I have had the good fortune to know all of these siblings of my father Keith.  They were very much a part of my life.  The only one I never knew was Grace for she died very young as you will see.  

I have another blog that I am writing that covers Grace Barclay McDonald’s parents and ancestors.  It is called the “Barclays of Pine River, The Lives of George and Amarilla Barclay.”  You will find it at: http://barclayspineriver.wordpress.com/  Grace’s ancestry goes back to the Mayflower through Grace’s grandparents Elizabeth Keller Spracklin and Daniel Dair/Dare Spracklin.  I will eventually talk more about Grace’s earlier years in that blog up till she meets Ronald (R.S.).


Commissioner R. S. McDonald

May 15, 2010

Int'l Falls & Ft Francis

 

Keith’s father was commissioner for the city of International Falls. Miriam said in her notes about her brother Gordon, Keith’s older brother, “we have pictures of him campaigning for his father.” Unfortunately, I have never seen those photographs.  

“To end the isolation, reduce costs and provide better public service, residents of northern Itasca were now demanding a county of their own with easier access to the county seat. Following an aggressive campaign for voter support, leaders of the movement then petitioned for an election. The proposal for county division went on the ballot in the general election of Tuesday, Nov. 6, 1906, and carried by a resounding majority of 800. The votes were then canvassed in St. Paul and on Dec. 19 Gov. John A. Johnson issued the proclamation which created Koochiching with International Falls as the county seat.
 

While elated by the news, backers of the division movement postponed a public celebration because opponents were contesting the election. Finally the dispute was settled in court — in favor of the new county group — and a victory celebration took place March 6, 1907, in the Falls village hall. The village hall, built in 1904, served as county headquarters until the court-house was completed two years later. The initial county board appointed by Gov. Johnson consisted of R.S. McDonald, Hugh Mclntosh, Nels L. Olson, Fred Smith and Charles M. Bowman. Bowman, a resident of Big Falls, failed to qualify for office and didn’t serve.”  

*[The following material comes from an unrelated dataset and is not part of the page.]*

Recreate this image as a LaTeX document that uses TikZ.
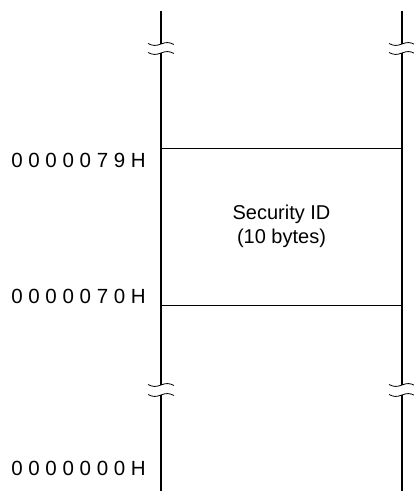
\documentclass[tikz,border=0pt]{standalone}
\usepackage{fontspec}
\setmainfont{Liberation Sans}
\usetikzlibrary{positioning,calc}

\tikzset{
  wall/.style={line width=2.4pt},
  bound/.style={line width=0.8pt},
  wavy/.style={line width=0.8pt},
  addr/.style={font=\fontsize{20.5}{24}\selectfont, inner sep=0pt, anchor=east},
  field/.style={font=\fontsize{20}{24}\selectfont, align=center, inner sep=0pt}
}

% break mark across a wall: two waves with a gap between them
\newcommand{\wallbreak}[2]{%
  \draw[wavy] ([shift={(-13,0.5)}]#1) .. controls ([shift={(-8,-2)}]#1) and ([shift={(-5,-2)}]#1) .. (#1)
    .. controls ([shift={(5,2)}]#1) and ([shift={(8,2)}]#1) .. ([shift={(13,-0.5)}]#1);
  \draw[wavy] ([shift={(-13,0.5)}]#2) .. controls ([shift={(-8,-2)}]#2) and ([shift={(-5,-2)}]#2) .. (#2)
    .. controls ([shift={(5,2)}]#2) and ([shift={(8,2)}]#2) .. ([shift={(13,-0.5)}]#2);
}

\begin{document}
\begin{tikzpicture}[x=1pt, y=1pt]
\useasboundingbox (0,0) rectangle (414,491);

% Wall coordinates (left and right)
\foreach \side/\xx in {L/161, R/402} {
  \coordinate (\side top) at (\xx,480);
  \coordinate (\side b1) at (\xx,447);
  \coordinate (\side b2) at (\xx,438);
  \coordinate (\side b3) at (\xx,106);
  \coordinate (\side b4) at (\xx,96);
  \coordinate (\side bot) at (\xx,0);
}

% Walls, broken twice
\foreach \side in {L, R} {
  \draw[wall] (\side top) -- (\side b1);
  \draw[wall] (\side b2) -- (\side b3);
  \draw[wall] (\side b4) -- (\side bot);
  \wallbreak{\side b1}{\side b2}
  \wallbreak{\side b3}{\side b4}
}

% Field boundaries
\coordinate (L79) at (161,343);
\coordinate (R79) at (402,343);
\coordinate (L70) at (161,186);
\coordinate (R70) at (402,186);
\draw[bound] (L79) -- (R79);
\draw[bound] (L70) -- (R70);

% Security ID field
\node[field] (secid) at ($(L79)!0.5!(R70)$) {Security ID\\(10 bytes)};

% Addresses
\node[addr] (a79) at ([xshift=-15pt, yshift=-12pt]L79) {0 0 0 0 0 7 9 H};
\node[addr] (a70) at ([xshift=-15pt, yshift=9pt]L70) {0 0 0 0 0 7 0 H};
\node[addr] (a00) at ([xshift=-15pt, yshift=23pt]Lbot) {0 0 0 0 0 0 0 H};

\end{tikzpicture}
\end{document}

from New County is Born, History of Koochiching County website, April 10, 2010.  See link to the History of Koochiching County on the right. 

There is an interesting explanation of events regarding the  appointment of Annie Shelland as Superintendent of Schools.   

“Annie Shelland..knew that she could walk to all schools in the 3,200 square-mile county.  Her appointment was opposed by only one commissioner, R.S. McDonald, who felt that no woman was capable of making the rounds to the schools. (pg. 128).” 

“Annie Shelland was opposed by R.S. McDonald of the county commission, because he did not believe that a woman would be capable of walking the distances under the conditions required of a county superintendent (of schools.) pg. 30.  Annie was appointed in January of 1907. “ 

These excerpts are taken from the book:  

Koochiching, Pioneering Along the Rainy River Frontier, by Hiram M. Drache, Interstate Printers & Publishers, Inc., 1983. 

Annie went on to prove R.S. wrong and had an exemplary career as Superintendent and contributed greatly to education in Minnesota.  She died in 1964 at the age of 85 years old.  I think she was hardy enough! 

The photo above is from the National Park Service proposal website for a Voyageurs National Park site.  There are many great photos of the area.  

http://www.nps.gov/history/history/online_books/voya/proposed/area.htm


Keith and Gordon – Two Brothers

April 24, 2010

Gordon and Keith

Keith had a great relationship with his older brother Gordon.  In this photo Gordon is standing proud and holding firmly to his little brother’s hand.  Keith is next to him on the elephant with a happy face.  This photo of the McDonald brothers was probably taken about 1911 in International Falls.  Gordon was born 1904 and Keith was born in 1910 to Ronald and Grace McDonald.  There was 6 years difference in their ages.